**REQUEST:** In the records below, find the line containing "Recreate this image" and the line containing "ifs = list(range(25, 601, 5))". Give again exactly those lines and every line between them, omitting the pictures.

**MATERIAL TO PROCESS:**
▶

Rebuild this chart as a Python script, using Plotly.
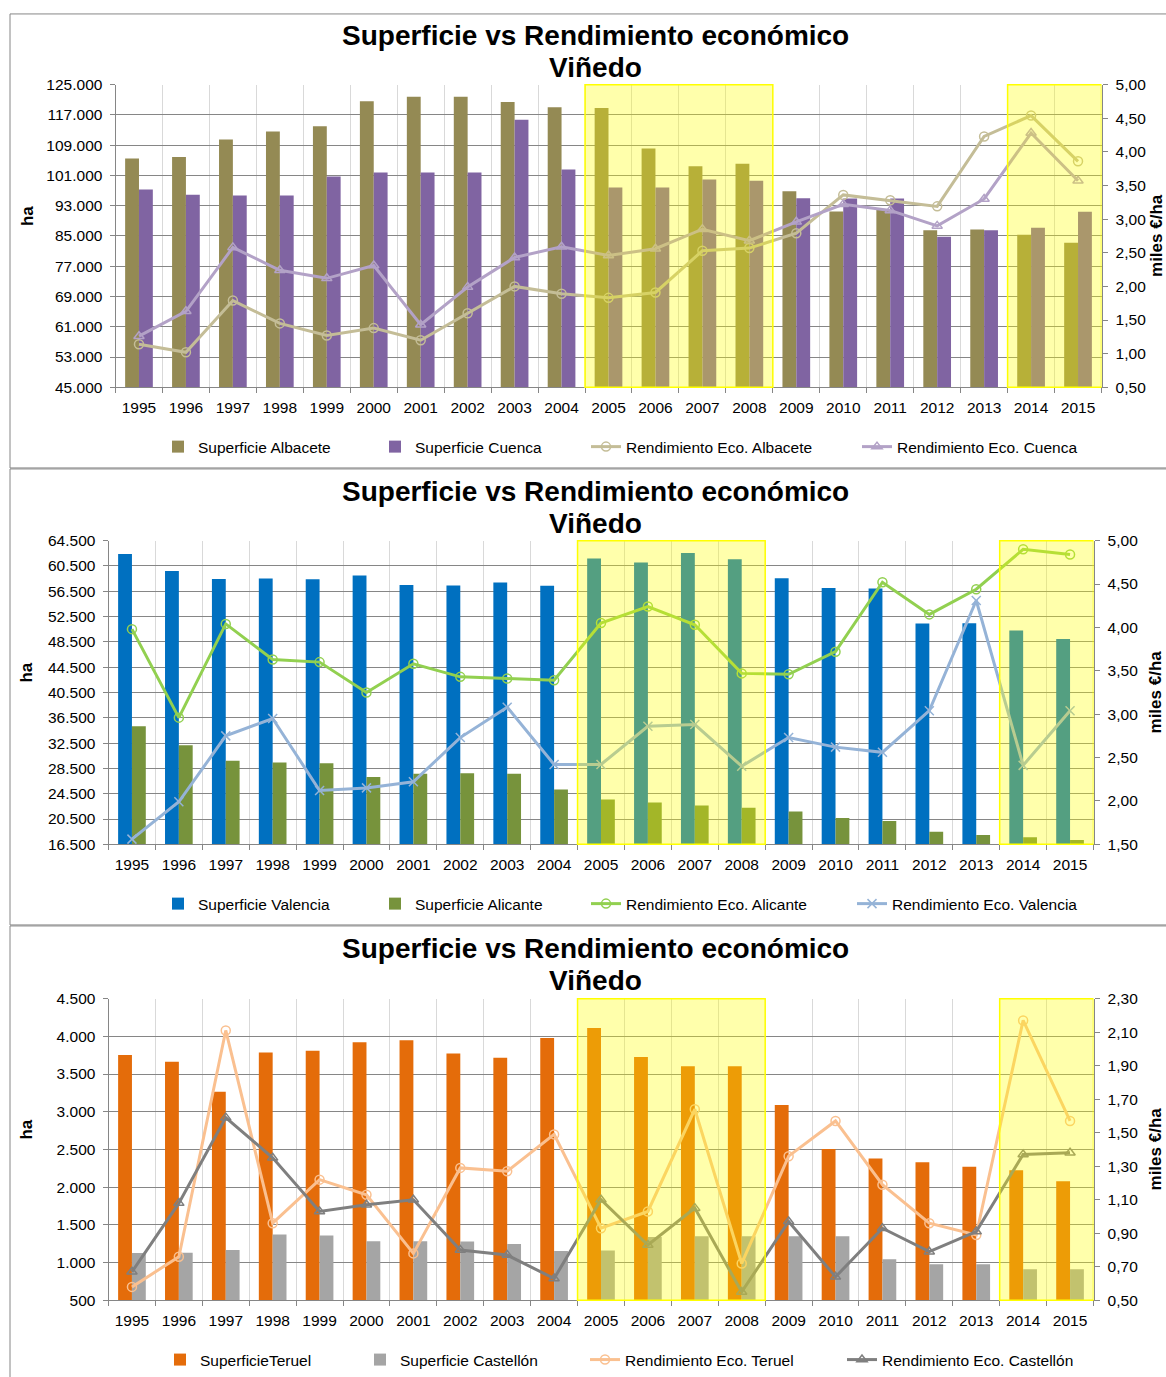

◀
▶

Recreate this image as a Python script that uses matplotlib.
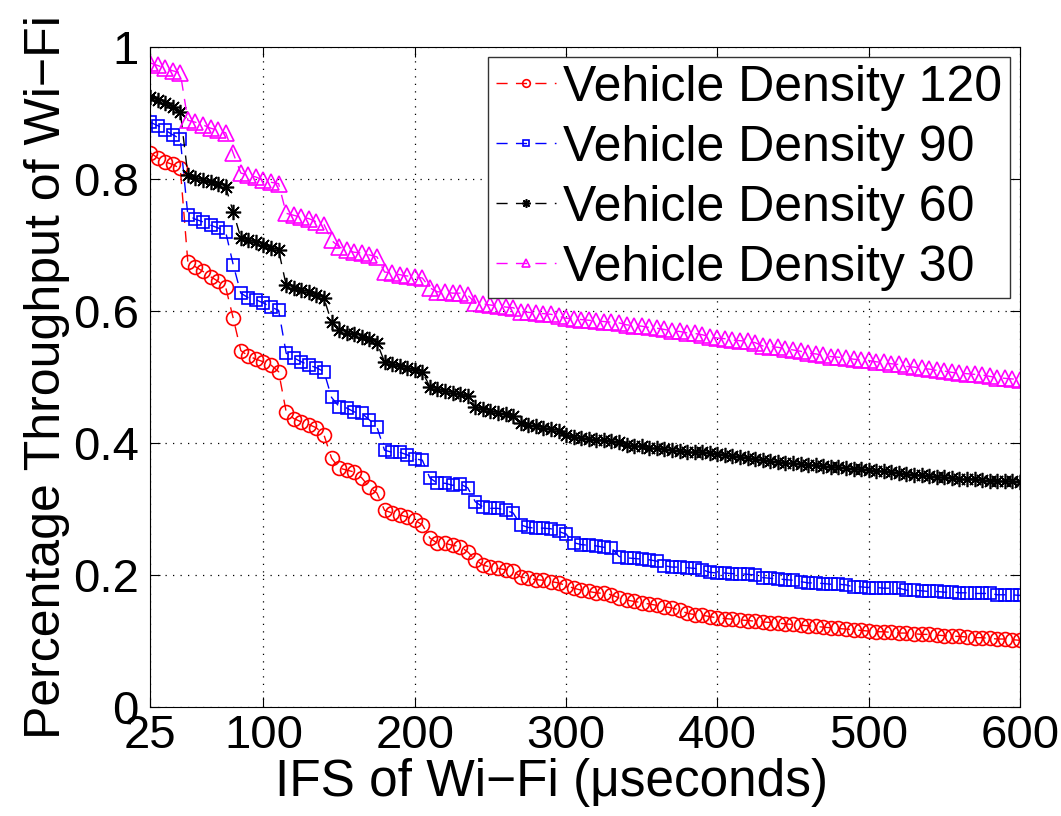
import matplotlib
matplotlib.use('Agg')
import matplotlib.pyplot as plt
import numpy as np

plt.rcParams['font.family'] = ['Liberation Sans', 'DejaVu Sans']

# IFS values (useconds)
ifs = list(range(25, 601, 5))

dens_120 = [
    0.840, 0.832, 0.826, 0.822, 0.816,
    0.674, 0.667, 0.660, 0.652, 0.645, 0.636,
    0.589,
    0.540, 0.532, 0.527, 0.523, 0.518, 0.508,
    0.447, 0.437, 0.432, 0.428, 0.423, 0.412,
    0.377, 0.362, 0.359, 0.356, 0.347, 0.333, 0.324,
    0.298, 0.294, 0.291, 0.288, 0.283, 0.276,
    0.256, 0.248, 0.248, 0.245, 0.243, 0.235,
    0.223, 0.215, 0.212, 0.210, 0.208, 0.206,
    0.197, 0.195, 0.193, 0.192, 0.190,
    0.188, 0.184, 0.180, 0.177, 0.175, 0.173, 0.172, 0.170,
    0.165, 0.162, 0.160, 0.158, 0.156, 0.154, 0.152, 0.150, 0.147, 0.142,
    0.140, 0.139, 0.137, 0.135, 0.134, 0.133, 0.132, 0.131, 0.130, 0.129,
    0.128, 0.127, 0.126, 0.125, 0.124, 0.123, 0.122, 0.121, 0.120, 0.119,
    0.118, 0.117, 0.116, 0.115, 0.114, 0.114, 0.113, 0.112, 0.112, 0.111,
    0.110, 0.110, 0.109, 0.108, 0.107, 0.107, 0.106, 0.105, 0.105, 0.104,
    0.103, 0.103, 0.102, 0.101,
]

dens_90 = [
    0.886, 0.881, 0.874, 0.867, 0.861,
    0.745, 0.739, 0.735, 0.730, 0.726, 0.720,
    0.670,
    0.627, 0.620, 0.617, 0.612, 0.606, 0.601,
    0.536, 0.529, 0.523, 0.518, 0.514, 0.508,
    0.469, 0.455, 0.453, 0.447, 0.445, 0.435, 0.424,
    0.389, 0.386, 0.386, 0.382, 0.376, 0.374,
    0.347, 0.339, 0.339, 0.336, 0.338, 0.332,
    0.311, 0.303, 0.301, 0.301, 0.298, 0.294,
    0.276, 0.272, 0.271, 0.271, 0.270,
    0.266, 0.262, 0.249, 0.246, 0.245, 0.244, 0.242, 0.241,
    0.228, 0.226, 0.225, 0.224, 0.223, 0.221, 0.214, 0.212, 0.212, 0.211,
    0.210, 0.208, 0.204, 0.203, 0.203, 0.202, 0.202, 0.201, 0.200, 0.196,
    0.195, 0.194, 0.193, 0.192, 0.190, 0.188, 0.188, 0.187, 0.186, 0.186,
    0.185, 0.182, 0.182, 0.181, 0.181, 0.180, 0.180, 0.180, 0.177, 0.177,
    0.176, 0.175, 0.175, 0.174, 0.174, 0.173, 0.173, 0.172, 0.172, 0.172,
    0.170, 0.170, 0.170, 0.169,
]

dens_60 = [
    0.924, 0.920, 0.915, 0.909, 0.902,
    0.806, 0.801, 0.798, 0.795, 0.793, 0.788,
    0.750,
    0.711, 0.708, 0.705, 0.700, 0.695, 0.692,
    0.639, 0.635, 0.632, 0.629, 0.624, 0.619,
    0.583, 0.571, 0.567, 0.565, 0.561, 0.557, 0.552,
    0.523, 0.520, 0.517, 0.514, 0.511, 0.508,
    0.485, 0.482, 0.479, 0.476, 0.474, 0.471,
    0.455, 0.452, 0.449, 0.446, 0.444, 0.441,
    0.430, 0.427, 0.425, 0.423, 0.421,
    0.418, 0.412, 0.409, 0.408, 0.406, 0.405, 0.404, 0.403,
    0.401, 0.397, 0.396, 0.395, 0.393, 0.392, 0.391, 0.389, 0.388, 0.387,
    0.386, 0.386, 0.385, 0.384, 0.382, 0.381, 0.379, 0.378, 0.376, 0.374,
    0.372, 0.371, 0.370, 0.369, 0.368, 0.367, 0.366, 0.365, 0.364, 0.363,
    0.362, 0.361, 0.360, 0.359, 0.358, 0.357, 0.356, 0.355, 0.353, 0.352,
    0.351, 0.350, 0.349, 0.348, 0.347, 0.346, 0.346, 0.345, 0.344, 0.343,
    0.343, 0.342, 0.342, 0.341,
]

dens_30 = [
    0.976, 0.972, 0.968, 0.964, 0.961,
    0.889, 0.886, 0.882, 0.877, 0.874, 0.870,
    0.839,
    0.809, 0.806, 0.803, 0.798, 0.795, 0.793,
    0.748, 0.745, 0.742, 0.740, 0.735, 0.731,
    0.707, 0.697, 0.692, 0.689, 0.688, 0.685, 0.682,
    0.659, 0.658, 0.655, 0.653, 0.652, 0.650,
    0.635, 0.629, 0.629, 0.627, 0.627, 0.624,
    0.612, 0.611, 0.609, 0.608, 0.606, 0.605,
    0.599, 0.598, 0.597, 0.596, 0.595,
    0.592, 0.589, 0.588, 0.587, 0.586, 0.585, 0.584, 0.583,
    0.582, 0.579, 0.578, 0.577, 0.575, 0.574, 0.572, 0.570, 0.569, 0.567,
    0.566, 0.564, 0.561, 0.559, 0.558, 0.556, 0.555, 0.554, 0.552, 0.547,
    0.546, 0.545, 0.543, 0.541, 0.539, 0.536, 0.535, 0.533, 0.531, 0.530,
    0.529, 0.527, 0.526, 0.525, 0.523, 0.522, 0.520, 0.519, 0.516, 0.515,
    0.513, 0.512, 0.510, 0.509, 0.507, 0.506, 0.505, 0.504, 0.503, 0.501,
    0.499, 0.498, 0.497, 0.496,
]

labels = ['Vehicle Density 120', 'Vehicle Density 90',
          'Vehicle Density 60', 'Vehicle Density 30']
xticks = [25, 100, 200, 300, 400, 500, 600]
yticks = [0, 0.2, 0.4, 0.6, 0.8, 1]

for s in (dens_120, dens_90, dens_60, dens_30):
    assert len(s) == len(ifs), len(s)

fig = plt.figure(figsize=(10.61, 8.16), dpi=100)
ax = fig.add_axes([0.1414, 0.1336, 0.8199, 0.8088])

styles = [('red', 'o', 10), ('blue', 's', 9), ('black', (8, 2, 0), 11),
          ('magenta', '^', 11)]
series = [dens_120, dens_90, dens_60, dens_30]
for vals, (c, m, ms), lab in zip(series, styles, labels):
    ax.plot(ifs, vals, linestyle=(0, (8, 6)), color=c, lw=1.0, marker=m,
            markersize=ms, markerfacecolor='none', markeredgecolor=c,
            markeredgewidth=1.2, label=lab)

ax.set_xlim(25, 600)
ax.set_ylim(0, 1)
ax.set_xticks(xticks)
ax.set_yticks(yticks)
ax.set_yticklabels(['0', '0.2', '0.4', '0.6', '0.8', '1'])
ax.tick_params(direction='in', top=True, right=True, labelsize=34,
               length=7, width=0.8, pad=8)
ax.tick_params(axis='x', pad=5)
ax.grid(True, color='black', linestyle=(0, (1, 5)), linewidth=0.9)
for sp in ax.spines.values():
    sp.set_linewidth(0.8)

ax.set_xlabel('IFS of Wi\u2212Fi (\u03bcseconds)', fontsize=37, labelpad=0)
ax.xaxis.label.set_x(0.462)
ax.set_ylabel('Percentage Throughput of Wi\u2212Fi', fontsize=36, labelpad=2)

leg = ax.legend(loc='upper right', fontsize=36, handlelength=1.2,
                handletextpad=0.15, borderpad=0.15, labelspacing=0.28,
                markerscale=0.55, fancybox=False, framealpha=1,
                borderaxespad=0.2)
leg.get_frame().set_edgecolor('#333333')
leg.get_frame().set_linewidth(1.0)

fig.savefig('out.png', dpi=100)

◀

**RESPONSE TO THIS EXERCISE:**
Recreate this image as a Python script that uses matplotlib.
import matplotlib
matplotlib.use('Agg')
import matplotlib.pyplot as plt
import numpy as np

plt.rcParams['font.family'] = ['Liberation Sans', 'DejaVu Sans']

# IFS values (useconds)
ifs = list(range(25, 601, 5))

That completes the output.